---- Exercise input

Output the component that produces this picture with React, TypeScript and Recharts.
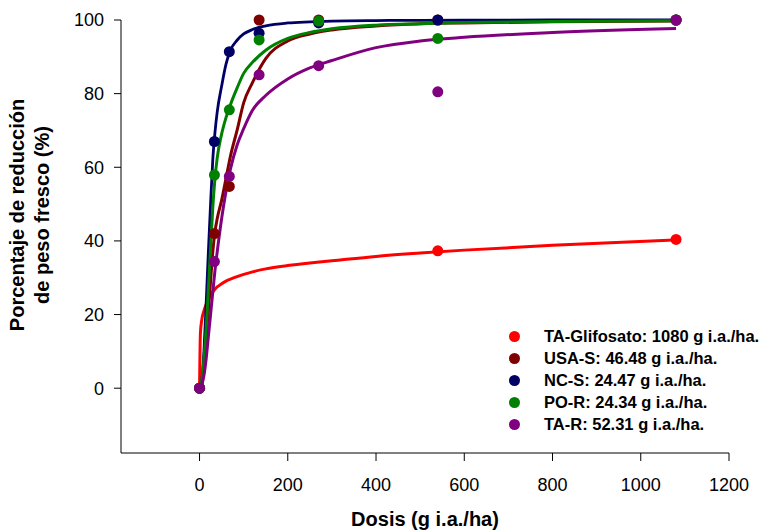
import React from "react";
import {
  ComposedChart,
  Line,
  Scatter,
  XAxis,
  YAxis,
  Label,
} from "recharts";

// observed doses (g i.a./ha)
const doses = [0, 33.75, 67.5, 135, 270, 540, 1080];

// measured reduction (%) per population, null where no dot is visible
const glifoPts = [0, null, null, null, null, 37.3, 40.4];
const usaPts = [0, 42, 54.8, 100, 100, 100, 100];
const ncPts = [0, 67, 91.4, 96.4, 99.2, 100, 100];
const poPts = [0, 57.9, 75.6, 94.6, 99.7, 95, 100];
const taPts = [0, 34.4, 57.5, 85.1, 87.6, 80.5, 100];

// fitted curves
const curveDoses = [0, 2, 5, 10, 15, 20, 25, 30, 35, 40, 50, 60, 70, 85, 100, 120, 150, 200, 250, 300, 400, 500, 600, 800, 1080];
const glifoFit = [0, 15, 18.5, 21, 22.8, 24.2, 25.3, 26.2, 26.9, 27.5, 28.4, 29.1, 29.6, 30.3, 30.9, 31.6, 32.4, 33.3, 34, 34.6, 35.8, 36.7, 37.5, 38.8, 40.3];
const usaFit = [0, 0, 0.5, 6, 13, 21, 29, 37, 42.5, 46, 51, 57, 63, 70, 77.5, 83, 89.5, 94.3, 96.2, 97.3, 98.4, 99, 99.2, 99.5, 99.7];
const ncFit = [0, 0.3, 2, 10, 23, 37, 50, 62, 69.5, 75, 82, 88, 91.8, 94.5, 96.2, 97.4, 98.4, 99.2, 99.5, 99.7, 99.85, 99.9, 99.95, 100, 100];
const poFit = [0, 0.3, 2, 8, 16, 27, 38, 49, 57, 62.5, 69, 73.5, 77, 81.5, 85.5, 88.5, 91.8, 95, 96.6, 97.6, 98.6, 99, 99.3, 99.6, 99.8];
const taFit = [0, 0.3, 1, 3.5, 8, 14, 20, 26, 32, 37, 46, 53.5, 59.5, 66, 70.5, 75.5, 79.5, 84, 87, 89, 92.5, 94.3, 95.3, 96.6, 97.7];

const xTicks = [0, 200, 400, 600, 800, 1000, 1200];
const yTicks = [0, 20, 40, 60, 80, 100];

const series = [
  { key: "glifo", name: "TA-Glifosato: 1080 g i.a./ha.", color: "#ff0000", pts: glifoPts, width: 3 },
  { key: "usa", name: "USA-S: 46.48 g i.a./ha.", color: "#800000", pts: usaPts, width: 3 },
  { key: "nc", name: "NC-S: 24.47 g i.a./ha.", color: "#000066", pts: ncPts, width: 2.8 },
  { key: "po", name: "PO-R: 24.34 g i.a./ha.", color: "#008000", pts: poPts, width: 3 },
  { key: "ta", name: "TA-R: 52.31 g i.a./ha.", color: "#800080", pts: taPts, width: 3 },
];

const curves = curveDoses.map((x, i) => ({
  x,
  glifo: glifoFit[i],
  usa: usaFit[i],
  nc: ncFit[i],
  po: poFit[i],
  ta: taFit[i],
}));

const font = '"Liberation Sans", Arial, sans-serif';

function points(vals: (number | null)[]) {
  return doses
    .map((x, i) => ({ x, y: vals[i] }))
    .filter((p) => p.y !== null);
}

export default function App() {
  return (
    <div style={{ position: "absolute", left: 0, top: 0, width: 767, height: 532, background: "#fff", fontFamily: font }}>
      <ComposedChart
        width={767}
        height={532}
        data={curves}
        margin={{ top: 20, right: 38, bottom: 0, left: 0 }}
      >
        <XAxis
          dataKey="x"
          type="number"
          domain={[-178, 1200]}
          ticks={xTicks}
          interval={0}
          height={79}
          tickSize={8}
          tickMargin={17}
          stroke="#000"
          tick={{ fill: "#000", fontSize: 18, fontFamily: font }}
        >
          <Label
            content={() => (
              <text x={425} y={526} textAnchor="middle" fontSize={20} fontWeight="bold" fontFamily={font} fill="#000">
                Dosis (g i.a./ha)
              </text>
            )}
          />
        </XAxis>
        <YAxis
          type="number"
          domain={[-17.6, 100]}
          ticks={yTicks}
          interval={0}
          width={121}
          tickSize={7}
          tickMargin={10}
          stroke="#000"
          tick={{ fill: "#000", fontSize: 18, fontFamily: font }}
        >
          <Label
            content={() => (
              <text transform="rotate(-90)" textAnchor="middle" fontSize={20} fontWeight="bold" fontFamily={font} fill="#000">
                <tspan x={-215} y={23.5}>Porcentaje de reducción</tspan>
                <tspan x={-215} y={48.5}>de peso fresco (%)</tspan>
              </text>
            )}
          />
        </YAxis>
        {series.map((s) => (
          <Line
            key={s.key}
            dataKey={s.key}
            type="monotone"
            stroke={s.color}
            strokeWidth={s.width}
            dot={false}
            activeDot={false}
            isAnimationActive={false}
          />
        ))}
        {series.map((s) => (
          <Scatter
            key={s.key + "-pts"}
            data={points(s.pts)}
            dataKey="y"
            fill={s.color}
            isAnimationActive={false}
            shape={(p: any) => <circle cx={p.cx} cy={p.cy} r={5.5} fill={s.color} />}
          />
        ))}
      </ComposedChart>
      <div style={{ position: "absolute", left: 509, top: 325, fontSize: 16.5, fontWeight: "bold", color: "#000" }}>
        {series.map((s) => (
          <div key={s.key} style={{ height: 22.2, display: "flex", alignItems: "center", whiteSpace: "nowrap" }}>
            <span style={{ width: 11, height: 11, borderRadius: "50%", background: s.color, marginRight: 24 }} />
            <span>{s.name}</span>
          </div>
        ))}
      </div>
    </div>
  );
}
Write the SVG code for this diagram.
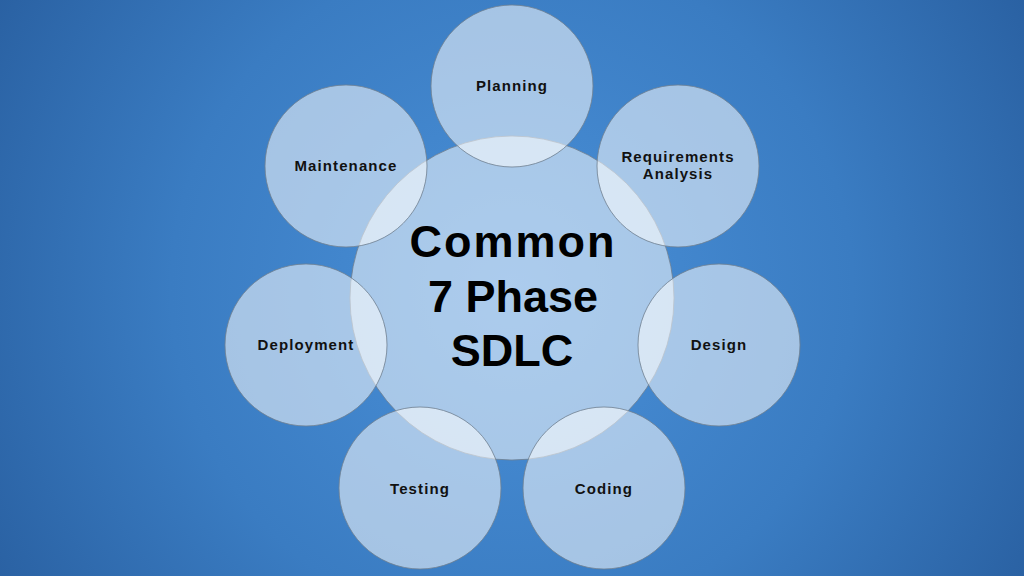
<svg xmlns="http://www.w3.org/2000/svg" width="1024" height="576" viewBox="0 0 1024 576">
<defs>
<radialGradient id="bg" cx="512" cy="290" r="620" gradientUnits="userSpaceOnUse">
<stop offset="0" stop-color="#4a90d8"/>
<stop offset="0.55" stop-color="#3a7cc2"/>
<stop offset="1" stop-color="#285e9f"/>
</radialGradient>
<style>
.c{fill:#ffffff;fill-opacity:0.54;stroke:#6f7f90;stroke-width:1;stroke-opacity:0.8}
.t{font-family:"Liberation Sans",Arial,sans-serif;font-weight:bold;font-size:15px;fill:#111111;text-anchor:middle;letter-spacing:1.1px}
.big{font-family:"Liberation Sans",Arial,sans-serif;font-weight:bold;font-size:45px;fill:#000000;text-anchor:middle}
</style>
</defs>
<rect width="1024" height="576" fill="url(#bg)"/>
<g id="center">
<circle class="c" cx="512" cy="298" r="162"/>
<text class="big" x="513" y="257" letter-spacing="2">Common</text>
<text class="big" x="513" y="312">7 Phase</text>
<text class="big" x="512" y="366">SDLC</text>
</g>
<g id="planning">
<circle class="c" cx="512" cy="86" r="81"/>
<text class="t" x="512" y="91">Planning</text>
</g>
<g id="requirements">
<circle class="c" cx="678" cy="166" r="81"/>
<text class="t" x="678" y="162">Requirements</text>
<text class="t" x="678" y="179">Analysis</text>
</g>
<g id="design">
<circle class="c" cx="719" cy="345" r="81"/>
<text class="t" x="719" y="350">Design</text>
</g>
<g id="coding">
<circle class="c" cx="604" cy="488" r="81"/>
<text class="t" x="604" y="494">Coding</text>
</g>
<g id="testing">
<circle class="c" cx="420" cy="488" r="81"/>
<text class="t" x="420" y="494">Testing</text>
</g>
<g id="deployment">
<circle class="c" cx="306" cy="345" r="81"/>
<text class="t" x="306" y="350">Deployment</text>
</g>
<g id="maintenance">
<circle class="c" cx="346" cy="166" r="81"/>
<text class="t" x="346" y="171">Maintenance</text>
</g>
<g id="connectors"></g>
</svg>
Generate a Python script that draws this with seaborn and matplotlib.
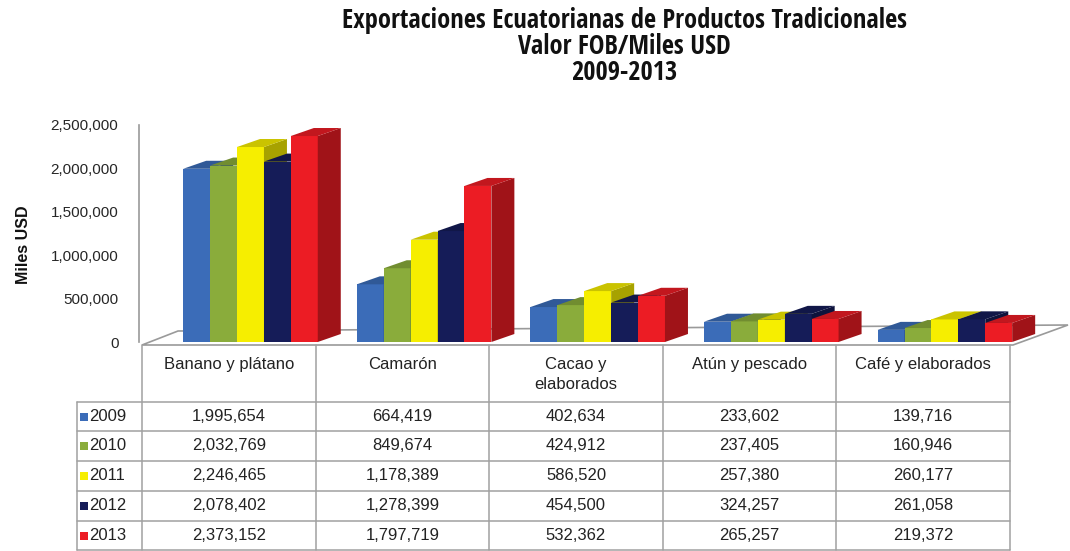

--------

Given exercise:
Nothing but the lines from the start of the records above through the line with "const taPts = [0, 34.4, 57.5, 85.1, 87.6, 80.5, 100];" should be retyped, each exactly as written; leave out all pictures.

Result:
Output the component that produces this picture with React, TypeScript and Recharts.
import React from "react";
import {
  ComposedChart,
  Line,
  Scatter,
  XAxis,
  YAxis,
  Label,
} from "recharts";

// observed doses (g i.a./ha)
const doses = [0, 33.75, 67.5, 135, 270, 540, 1080];

// measured reduction (%) per population, null where no dot is visible
const glifoPts = [0, null, null, null, null, 37.3, 40.4];
const usaPts = [0, 42, 54.8, 100, 100, 100, 100];
const ncPts = [0, 67, 91.4, 96.4, 99.2, 100, 100];
const poPts = [0, 57.9, 75.6, 94.6, 99.7, 95, 100];
const taPts = [0, 34.4, 57.5, 85.1, 87.6, 80.5, 100];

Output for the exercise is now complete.